Step-by-Step Execution:

  1. Load *xp into %rax.
  2. Load *yp into %rdx.
  3. Store %rdx into *xp.
  4. Store %rax into *yp.


Addressing Modes 🗺️

General Form: D(Rb, Ri, S)

  • Address = Rb + S * Ri + D
  • D: Displacement (1, 2, or 4 bytes).
  • Rb: Base register.
  • Ri: Index register (not %rsp).
  • S: Scale (1, 2, 4, 8).

Examples:
| Expression | Computation | Address (Hex) |
|----------------------|----------------------------|---------------|
| 0x8(%rdx) | 0xf000 + 0x8 | 0xf008 |
| (%rdx, %rcx, 4) | 0xf000 + 4*0x100 | 0xf400 |
| 0x80(,%rdx,2) | 2*0xf000 + 0x80 | 0x1e080 |


Arithmetic Operations ➕➖

Two-Operand Instructions:

Instruction Effect Example
addq S,D D = D + S addq %rax, %rbx
subq S,D D = D - S subq $4, %rsp
imulq S,D D = D * S imulq %rcx, %rdx
salq S,D D = D << S salq $3, %rax

One-Operand Instructions:

Instruction Effect Example
incq D D = D + 1 incq %rdi
negq D D = -D negq %rax

Compiling C to Assembly 🔄

Example: Arithmetic Expression

C Code:

C
long arith(long x, long y, long z) {  
    long t1 = x + y;  
    long t2 = z + t1;  
    long t3 = x + 4;  
    long t4 = y * 48;  
    long t5 = t3 + t4;  
    return t2 * t5;  
}  

Compiled Assembly:

Text Only
arith:  
    leaq (%rdi,%rsi), %rax   # t1 = x + y  
    addq %rdx, %rax          # t2 = z + t1  
    leaq (%rsi,%rsi,2), %rdx  
    salq $4, %rdx            # t4 = y * 48  
    leaq 4(%rdi,%rdx), %rcx  # t5 = x + 4 + t4  
    imulq %rcx, %rax         # return t2 * t5  
    ret  

Key Instructions:
- leaq: Compute address without memory access.
- salq: Shift left for multiplication by 16 (y*48 = y*3*16).

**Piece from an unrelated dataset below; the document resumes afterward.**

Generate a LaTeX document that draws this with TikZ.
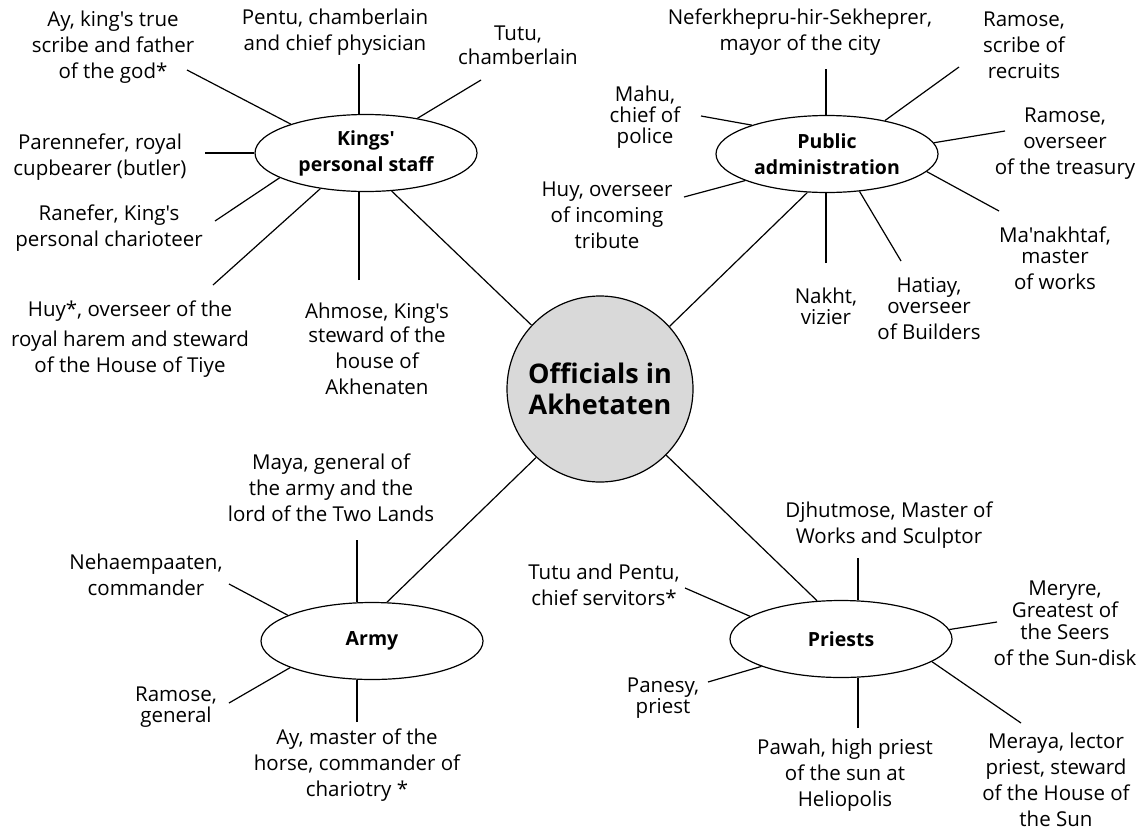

Disassembling Object Code 🔍

Example: sumstore Function

Object Code (Hex):

Text Only
53 48 89 d3 e8 f2 ff ff ff 48 89 03 5b c3  

Disassembled Output:

Text Only
0000000000400595 <sumstore>:  
   400595: 53                   push   %rbx  
   400596: 48 89 d3             mov    %rdx,%rbx  
   400599: e8 f2 ff ff ff       callq  400590 <plus>  
   40059e: 48 89 03             mov    %rax,(%rbx)  
   4005a1: 5b                   pop    %rbx  
   4005a2: c3                   retq  

Steps:
1. Push %rbx to save it.
2. Move argument z (%rdx) to %rbx.
3. Call plus function.
4. Store result (%rax) into *dest (%rbx).
5. Restore %rbx and return.


Key Takeaways 🎯

  1. x86-64 Architecture: Evolutionary design with CISC legacy.
  2. Registers & Memory: 16 GP registers; memory addressed via modes like D(Rb,Ri,S).
  3. Assembly Basics: mov, arithmetic, and control flow instructions.
  4. Compilation Pipeline: C → Assembly → Object Code → Executable.
  5. Debugging Tools: objdump and GDB for disassembly.